DIRECTION:
Identify all lines in the data containing the string "that". Copy them out.

MATERIAL PROVIDED:

Start

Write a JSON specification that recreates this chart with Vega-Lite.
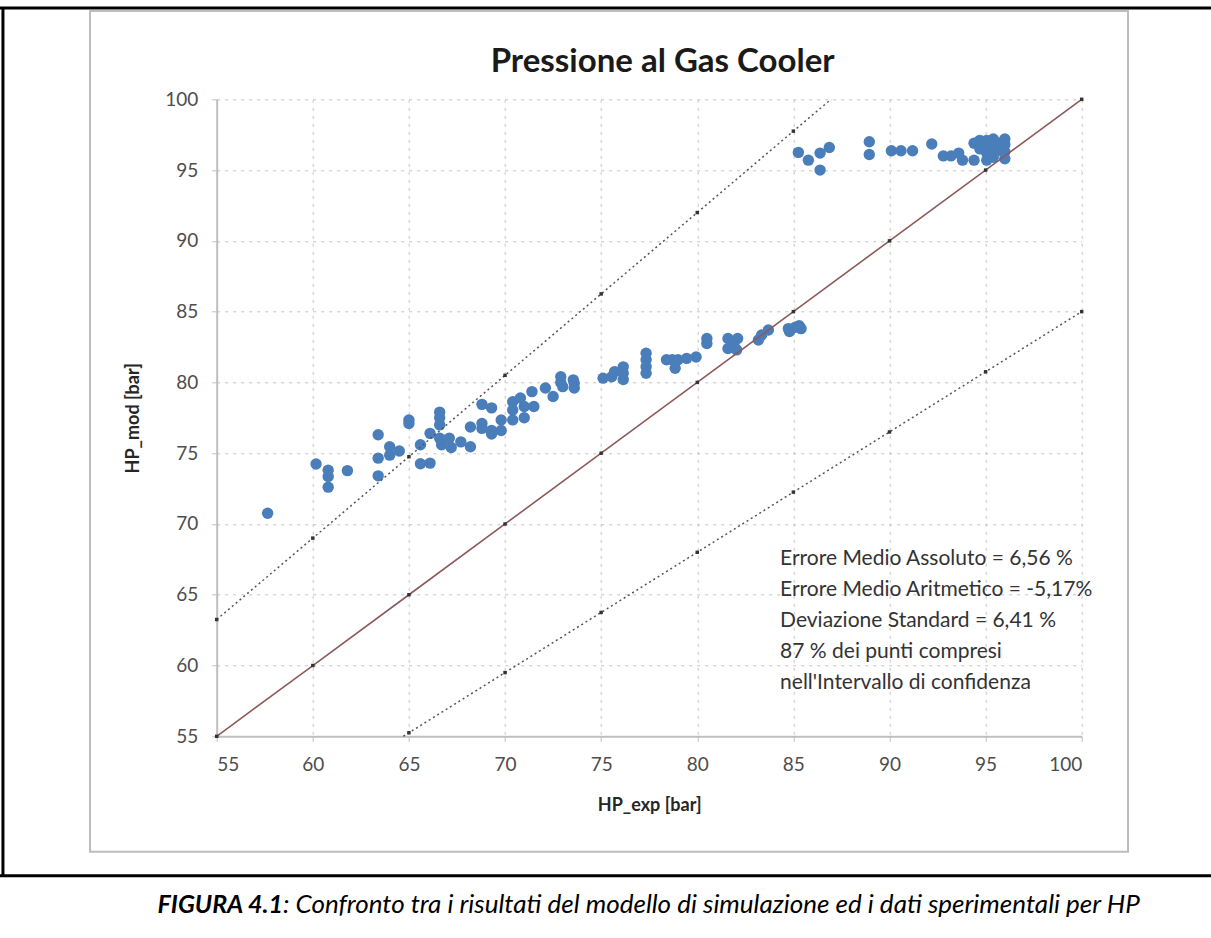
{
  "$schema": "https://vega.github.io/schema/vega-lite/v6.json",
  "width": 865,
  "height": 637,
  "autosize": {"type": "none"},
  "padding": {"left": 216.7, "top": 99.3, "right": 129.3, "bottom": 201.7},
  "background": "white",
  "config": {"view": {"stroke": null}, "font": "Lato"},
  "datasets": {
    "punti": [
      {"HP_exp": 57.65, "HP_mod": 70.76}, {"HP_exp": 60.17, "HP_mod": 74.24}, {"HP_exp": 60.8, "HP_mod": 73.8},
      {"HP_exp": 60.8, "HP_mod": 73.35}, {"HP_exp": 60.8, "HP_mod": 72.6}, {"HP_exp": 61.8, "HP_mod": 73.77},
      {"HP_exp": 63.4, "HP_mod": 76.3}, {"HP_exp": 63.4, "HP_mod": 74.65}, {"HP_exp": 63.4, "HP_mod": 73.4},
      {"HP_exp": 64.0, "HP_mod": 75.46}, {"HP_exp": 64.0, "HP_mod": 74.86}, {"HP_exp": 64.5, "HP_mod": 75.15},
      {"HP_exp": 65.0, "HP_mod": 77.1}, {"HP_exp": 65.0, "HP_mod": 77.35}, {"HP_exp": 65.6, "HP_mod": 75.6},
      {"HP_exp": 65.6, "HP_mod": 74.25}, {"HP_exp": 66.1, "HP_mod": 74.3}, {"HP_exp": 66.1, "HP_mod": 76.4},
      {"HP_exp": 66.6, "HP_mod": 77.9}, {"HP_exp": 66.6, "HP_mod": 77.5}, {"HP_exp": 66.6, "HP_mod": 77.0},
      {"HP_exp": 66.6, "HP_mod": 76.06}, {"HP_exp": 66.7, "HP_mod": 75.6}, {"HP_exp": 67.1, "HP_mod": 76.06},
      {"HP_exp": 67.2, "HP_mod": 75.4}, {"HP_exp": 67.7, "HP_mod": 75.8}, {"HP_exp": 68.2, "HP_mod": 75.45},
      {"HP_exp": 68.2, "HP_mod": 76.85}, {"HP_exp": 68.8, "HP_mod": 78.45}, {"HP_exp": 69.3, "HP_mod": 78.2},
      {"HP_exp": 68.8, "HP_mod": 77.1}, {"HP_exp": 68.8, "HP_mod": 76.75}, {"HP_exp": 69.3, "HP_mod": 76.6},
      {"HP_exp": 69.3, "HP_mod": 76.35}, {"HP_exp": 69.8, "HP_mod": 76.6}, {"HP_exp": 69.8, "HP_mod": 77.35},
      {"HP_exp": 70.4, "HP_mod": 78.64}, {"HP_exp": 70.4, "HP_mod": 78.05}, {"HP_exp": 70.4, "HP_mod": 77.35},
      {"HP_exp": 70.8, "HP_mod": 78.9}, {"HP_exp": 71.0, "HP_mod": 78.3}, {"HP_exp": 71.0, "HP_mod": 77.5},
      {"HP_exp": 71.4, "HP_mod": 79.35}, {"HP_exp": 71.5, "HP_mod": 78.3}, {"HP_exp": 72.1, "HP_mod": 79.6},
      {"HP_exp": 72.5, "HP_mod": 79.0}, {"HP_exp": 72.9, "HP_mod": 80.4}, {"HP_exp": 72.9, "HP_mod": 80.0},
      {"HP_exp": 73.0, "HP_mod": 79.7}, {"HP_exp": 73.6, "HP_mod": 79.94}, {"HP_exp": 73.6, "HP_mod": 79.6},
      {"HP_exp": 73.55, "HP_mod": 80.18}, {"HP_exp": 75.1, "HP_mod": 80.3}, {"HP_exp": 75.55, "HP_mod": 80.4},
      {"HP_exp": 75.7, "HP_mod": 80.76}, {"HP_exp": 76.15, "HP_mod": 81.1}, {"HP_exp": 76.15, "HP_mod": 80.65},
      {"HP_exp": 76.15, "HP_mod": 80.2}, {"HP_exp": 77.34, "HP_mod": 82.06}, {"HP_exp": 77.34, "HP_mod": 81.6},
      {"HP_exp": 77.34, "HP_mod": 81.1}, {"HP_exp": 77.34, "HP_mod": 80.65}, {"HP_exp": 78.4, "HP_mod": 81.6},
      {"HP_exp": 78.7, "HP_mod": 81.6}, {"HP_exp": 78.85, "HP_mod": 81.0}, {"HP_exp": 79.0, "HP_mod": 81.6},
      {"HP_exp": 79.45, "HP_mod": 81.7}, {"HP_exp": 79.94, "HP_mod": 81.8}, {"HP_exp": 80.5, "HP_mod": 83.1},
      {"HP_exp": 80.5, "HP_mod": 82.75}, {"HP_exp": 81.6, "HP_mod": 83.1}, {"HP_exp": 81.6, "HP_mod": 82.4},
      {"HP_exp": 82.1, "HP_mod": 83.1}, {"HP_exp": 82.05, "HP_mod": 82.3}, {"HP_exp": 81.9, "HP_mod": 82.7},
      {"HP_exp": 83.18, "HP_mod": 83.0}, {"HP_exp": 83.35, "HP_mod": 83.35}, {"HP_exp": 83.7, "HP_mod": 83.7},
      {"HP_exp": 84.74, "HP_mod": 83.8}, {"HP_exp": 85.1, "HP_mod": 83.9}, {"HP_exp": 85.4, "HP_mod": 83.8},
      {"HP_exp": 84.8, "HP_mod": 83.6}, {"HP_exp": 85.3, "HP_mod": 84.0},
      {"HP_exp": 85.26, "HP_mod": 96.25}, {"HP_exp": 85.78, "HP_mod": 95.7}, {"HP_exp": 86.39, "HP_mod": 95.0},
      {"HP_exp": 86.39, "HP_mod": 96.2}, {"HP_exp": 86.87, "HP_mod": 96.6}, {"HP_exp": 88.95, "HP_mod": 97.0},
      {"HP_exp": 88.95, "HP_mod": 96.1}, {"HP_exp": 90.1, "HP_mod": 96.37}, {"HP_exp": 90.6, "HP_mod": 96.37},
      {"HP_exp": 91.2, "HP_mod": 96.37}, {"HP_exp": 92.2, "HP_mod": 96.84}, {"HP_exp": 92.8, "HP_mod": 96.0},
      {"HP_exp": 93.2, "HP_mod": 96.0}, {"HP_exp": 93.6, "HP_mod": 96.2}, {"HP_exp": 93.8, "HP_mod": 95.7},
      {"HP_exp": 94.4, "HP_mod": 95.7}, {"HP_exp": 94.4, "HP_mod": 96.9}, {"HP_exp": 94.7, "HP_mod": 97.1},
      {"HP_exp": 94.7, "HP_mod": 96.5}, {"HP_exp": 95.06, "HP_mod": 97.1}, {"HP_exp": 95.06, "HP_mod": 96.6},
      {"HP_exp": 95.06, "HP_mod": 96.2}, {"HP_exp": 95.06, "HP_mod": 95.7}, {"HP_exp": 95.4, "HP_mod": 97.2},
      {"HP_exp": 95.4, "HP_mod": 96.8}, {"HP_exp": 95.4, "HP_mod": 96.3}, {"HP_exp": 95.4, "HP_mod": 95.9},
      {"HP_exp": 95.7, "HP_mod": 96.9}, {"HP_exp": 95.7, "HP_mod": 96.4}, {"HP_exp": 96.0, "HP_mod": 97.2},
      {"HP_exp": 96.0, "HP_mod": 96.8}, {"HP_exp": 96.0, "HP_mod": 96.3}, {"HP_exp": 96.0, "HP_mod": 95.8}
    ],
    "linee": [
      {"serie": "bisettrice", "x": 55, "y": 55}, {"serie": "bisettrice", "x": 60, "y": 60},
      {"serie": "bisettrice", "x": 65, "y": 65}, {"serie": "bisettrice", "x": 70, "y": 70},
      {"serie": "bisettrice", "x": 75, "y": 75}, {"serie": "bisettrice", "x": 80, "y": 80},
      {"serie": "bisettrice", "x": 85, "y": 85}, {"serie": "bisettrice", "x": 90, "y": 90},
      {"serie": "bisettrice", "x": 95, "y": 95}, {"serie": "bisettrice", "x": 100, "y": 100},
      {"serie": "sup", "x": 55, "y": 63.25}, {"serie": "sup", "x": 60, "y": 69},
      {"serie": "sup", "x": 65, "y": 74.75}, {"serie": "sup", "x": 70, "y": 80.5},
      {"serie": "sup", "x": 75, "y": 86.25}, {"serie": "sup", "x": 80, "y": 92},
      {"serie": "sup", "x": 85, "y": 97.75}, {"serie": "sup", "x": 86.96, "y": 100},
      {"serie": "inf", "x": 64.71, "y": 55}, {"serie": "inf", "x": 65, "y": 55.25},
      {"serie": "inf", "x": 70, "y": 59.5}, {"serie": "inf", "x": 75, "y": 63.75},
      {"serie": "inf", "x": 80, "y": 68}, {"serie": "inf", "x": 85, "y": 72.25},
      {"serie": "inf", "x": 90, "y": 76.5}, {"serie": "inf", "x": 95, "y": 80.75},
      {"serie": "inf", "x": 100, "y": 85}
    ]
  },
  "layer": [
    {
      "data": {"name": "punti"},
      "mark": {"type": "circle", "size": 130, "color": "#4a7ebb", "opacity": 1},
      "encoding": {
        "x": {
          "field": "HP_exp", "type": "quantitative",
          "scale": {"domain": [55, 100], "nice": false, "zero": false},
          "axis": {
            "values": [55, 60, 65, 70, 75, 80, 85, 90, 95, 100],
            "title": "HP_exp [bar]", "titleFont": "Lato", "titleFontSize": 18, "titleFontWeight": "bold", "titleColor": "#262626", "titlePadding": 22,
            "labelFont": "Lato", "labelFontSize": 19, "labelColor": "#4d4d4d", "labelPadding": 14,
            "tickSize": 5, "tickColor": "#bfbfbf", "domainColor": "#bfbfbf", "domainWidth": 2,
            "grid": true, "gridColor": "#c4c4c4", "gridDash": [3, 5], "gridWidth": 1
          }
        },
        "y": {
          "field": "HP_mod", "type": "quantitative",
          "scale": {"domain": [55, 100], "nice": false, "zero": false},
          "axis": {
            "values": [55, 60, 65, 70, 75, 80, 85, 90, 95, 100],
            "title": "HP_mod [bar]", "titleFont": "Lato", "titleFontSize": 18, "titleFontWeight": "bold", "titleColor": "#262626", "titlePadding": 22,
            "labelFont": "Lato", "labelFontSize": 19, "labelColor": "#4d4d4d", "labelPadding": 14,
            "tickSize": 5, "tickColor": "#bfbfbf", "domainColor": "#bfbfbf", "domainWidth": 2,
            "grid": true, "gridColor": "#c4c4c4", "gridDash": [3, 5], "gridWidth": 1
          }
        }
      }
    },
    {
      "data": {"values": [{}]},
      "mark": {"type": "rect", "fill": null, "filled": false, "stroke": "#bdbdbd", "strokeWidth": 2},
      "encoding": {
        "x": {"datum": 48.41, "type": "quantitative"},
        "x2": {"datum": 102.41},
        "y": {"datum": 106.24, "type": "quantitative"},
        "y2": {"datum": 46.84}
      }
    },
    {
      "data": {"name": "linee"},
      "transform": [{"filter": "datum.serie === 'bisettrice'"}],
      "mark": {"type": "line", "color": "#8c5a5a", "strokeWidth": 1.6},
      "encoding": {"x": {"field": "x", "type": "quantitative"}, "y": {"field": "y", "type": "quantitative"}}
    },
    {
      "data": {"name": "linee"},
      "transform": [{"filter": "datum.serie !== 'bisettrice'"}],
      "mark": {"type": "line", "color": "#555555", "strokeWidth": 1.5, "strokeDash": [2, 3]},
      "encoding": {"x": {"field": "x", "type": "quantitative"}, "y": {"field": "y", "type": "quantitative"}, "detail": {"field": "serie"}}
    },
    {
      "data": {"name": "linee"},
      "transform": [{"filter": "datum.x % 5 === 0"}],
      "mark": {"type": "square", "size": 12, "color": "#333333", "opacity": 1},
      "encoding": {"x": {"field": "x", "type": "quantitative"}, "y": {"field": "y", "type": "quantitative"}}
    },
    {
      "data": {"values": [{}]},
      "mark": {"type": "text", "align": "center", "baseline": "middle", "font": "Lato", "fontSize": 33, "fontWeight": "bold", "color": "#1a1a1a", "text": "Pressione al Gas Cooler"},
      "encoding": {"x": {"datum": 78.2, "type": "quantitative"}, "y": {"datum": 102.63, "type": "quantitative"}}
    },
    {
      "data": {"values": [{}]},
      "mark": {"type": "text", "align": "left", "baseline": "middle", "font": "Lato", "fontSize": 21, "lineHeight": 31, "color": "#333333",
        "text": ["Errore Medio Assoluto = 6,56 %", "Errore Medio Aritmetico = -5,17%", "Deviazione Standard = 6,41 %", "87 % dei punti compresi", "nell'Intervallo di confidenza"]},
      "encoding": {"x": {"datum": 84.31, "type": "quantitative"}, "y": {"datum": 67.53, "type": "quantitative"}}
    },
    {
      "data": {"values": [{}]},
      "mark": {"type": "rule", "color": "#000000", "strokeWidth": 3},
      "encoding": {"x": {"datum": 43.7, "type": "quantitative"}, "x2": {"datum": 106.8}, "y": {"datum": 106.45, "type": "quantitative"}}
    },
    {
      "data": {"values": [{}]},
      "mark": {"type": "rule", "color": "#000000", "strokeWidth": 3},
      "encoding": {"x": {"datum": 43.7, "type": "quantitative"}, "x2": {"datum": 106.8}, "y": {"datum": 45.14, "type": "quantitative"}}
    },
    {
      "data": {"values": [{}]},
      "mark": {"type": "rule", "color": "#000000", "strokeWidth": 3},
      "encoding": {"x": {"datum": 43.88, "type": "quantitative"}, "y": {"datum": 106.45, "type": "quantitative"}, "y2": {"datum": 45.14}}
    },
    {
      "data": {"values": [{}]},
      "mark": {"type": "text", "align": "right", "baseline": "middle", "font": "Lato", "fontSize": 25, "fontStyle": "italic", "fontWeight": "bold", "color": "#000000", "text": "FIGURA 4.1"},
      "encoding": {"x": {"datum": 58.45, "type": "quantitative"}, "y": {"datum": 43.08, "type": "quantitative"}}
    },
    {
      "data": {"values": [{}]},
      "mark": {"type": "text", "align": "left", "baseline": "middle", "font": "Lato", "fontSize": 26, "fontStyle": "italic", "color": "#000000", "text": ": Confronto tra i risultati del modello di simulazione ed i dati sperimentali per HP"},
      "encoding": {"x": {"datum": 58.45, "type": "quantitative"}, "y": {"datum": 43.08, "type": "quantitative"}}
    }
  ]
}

End
Start

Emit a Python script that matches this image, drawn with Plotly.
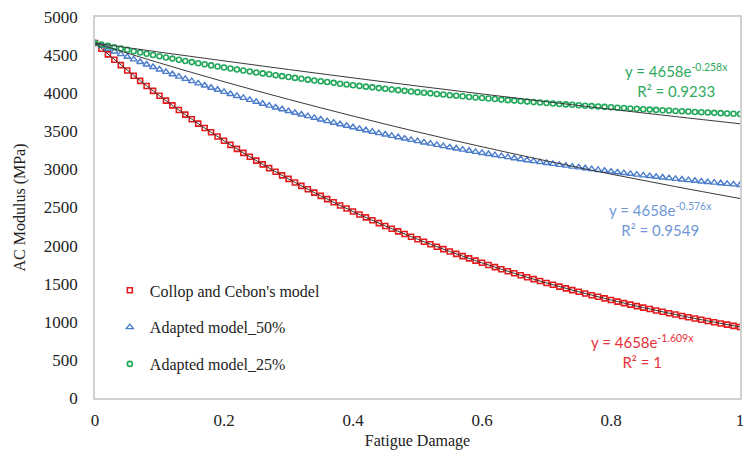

End

TASK RESULT:
Write a JSON specification that recreates this chart with Vega-Lite.
Emit a Python script that matches this image, drawn with Plotly.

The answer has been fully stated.